Вторая особенность спектакля – он показывает всего Высоцкого. Книги и пластинки дают очень ограниченное количество текстов. Дело даже не в числе. Дело в темах. Спортивные, военные, даже философские – уже печатаются и звучат. А блатных не ищите – нету. И не потому, что не успели записать или не нашли.
А потому, что страшно. Страх этот необъясним. Вся страна знает «Нинку», половина строк вошла в пословицы, а напечатать боятся. Почему? Пошлость, говорят. Непристойность.
Иной имел мою Аглаю За свой мундир и черный ус, Другой за деньги – понимаю, Другой за то, что был француз, Клеон – умом ее стращая, Дамис – за то, что нежно пел. Скажи теперь, мой друг Аглая, За что твой муж тебя имел?
Разве это приличнее строк:
Ах, что мне делать с этой Нинкою! Она спала со всей Ордынкою.
«Неприличные» стихи Пушкина печатаются многомиллионными тиражами. А ведь «имел» гораздо грубее, чем «спала». Ужели и в поэтическом кодексе есть статья о сроке давности? Только совсем уж непозволительные и матерные слова в стихах Александра Сергеевича заменяются соответственным числом черточек, и школьники с огромным удовольствием решают эти несложные для русскоязычного человека кроссворды, пользуясь подсказкой рифмы, ритма и контекста.
Ты помнишь ли, как всю пригнал Европу На нас одних ваш Бонапарт-буян? Французов видели тогда мы многих…
Тоже мне бином Ньютона. Да другой рифмы и нету.
В спектакле Таганки «Нинку» поют с иронией, с любовью, целомудренно и со смаком. Ведь это – о настоящем чувстве. Ведь слова «а мне плевать, мне очень хочется» произносит московский кавалер де Грие, который знает о своей Манон все самое ужасное, но…
Сегодня жизнь моя решается – Сегодня Нинка соглашается!
Госпремию, выходит, дать легче, чем песенку напечатать… Кстати, скажем здесь о Госпремии, чтоб больше к ней не возвращаться. Сам факт далеко не всех обрадовал. В нем явно чувствуется стыдливая попытка замазать грех. Откупиться, а не покаяться. Тем же отдает нынешний прием Пастернака в СП*. Почет ли это для него, пребывающего в местах столь отдаленных от нашей суеты? Сомнительно. А если нам захотелось справедливости, то логичнее было бы (по пророчеству другого изгнанника) «поименно вспомнить всех, кто поднял руку». Хотя бы опять-таки покаяться. Нет. Тогда – выгнали, сегодня – приняли. Протоколы подшили, резолюции подкололи. Хоть бы покраснели.

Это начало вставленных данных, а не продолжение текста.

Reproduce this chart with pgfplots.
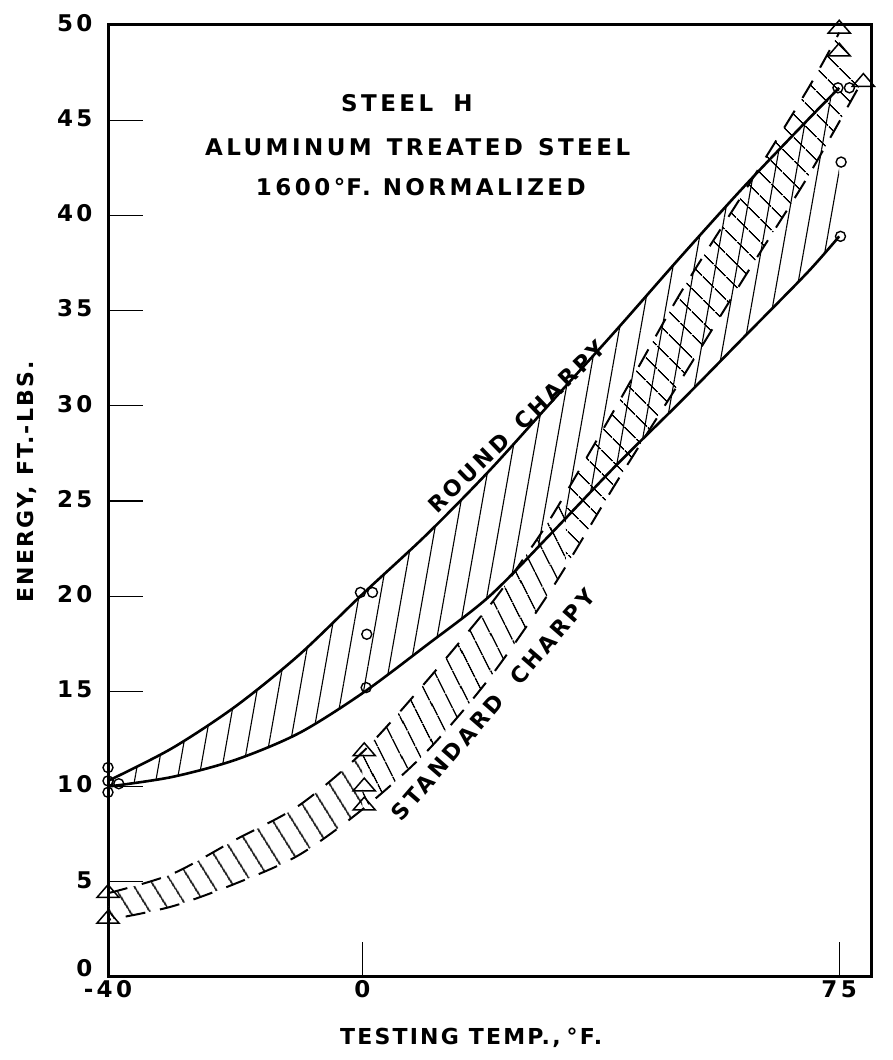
\documentclass[border=0pt]{standalone}
\usepackage{fontspec}
\setmainfont{DejaVu Sans}
\newfontfamily\lero[LetterSpace=15]{DejaVu Sans}
\newfontfamily\lerol[LetterSpace=10]{DejaVu Sans}
\usepackage{pgfplots}
\pgfplotsset{compat=1.18}
\usepgfplotslibrary{fillbetween}
\usetikzlibrary{patterns.meta}
\newcommand\lf{\lero\bfseries\fontsize{23}{27}\selectfont}
\newcommand\lfs{\lero\bfseries\fontsize{22}{26}\selectfont}
\newcommand\lfl{\lerol\bfseries\fontsize{22}{26}\selectfont}
\begin{document}
\begin{tikzpicture}
\begin{axis}[
  scale only axis, width=763pt, height=952pt,
  xmin=-40, xmax=80, ymin=0, ymax=50,
  axis line style={line width=3pt},
  xtick={-40,0,75}, xticklabels={-40,0,75},
  ytick={0,5,...,50},
  yticklabels={\raisebox{14pt}{0},5,10,15,20,25,30,35,40,45,50},
  tick pos=left, tick align=inside,
  major tick length=35pt,
  tick style={line width=1.3pt, black},
  /pgf/number format/assume math mode=true,
  tick label style={font=\lf},
  yticklabel style={xshift=-12pt, yshift=2pt},
  xlabel={TESTING\hspace{10pt}TEMP.,\hspace{6pt}°F.},
  ylabel={ENERGY, FT.-LBS.},
  label style={font=\lfl},
  xlabel style={at={(axis description cs:0.476,-0.064)}, anchor=center},
  ylabel style={at={(axis description cs:-0.106,0.52)}, anchor=center},
  clip=false,
]
% Round Charpy band
\addplot[name path=RU, line width=2.6pt, smooth] coordinates {
 (-40,10.3) (-30,12.0) (-20,14.2) (-10,16.9) (0,20.1) (10,23.2) (20,26.6)
 (30,30.3) (40,34.0) (50,37.8) (60,41.5) (70,45.0) (75,46.7)};
\addplot[name path=RL, line width=2.6pt, smooth] coordinates {
 (-40,10.0) (-30,10.5) (-20,11.4) (-10,12.8) (0,14.9) (10,17.4) (20,20.0)
 (30,23.4) (40,26.9) (50,30.2) (60,33.6) (70,37.0) (75,38.9)};
\addplot[draw=none, pattern={Lines[angle=80,distance=21pt,line width=1.1pt]}]
  fill between[of=RU and RL];
% Standard Charpy band
\addplot[name path=SU, line width=2pt, smooth, dash pattern=on 20pt off 15pt] coordinates {
 (-40,4.4) (-30,5.4) (-20,7.2) (-10,9.0) (0,11.8) (10,15.5) (20,19.5)
 (25,21.8) (30,24.3) (40,30.0) (50,35.9) (60,41.2) (70,46.6) (75,49.6)};
\addplot[name path=SL, line width=2pt, smooth, dash pattern=on 20pt off 15pt, dash phase=17pt] coordinates {
 (-40,3.0) (-30,3.7) (-20,4.9) (-10,6.4) (0,8.8) (10,11.8) (20,15.7)
 (30,20.5) (40,26.0) (50,31.3) (60,36.7) (70,42.0) (78.5,47.0)};
\addplot[draw=none, pattern={Lines[angle=122,distance=17pt,line width=1.7pt]}]
  fill between[of=SU and SL, soft clip={domain=-40:0}];
\addplot[draw=none, pattern={Lines[angle=117,distance=17pt,line width=1.7pt]}]
  fill between[of=SU and SL, soft clip={domain=0:32}];
\addplot[draw=none, pattern={Lines[angle=135,distance=17pt,line width=1.7pt]}]
  fill between[of=SU and SL, soft clip={domain=32:80}];
% data points
\addplot[only marks, mark=o, mark size=5pt, line width=1.4pt, mark options={fill=white}] coordinates {
 (-40,11.0) (-40,10.3) (-38.3,10.15) (-40,9.7)
 (-0.3,20.2) (1.6,20.2) (0.7,18.0) (0.6,15.2)
 (74.8,46.7) (76.6,46.7) (75.3,42.8) (75.2,38.9)};
\addplot[only marks, mark=triangle, mark size=8.5pt, line width=1.5pt, mark options={fill=white, xscale=1.5}] coordinates {
 (-40,4.4) (-40,3.05) (0.3,11.85) (0.3,10.0) (0.3,9.0)
 (75,49.8) (75,48.6) (78.8,47.0)};
% labels
\node[font=\lfs, rotate=44] at (axis cs:24.3,28.9) {ROUND\hspace{16pt}CHARPY};
\node[font=\lfs, rotate=49] at (axis cs:20.6,14.3) {STANDARD\hspace{22pt}CHARPY};
\node[font=\lf] at (axis cs:7.0,45.9) {STEEL\hspace{20pt}H};
\node[font=\lf] at (axis cs:8.7,43.6) {ALUMINUM\hspace{15pt}TREATED\hspace{15pt}STEEL};
\node[font=\lf] at (axis cs:9.2,41.5) {1600°\hspace{1pt}F.\hspace{12pt}NORMALIZED};
\end{axis}
\path ([xshift=-108pt,yshift=-83pt]current axis.south west) rectangle ([xshift=22pt,yshift=25pt]current axis.north east);
\end{tikzpicture}
\end{document}
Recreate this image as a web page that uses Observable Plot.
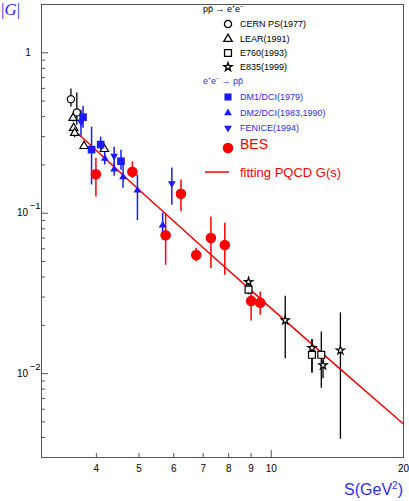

* Это было и смешно, и дико: в Союз писателей СССР посмертно приняли Пастернака. Живого единогласно исключили, мертвого единогласно приняли, хотя за эти тридцать лет он ничего не написал.
И Высоцкий премирован. Но за что? У премии странная формулировка: за Жеглова. Жеглов – прекрасная роль, но главное – песни Высоцкого и его Гамлет, Галилей, а не роль сыщика! Как, интересно, Маяковскому пришлась бы премия за «Нигде кроме как в Моссельпроме»? Вероятно, оскорбился бы.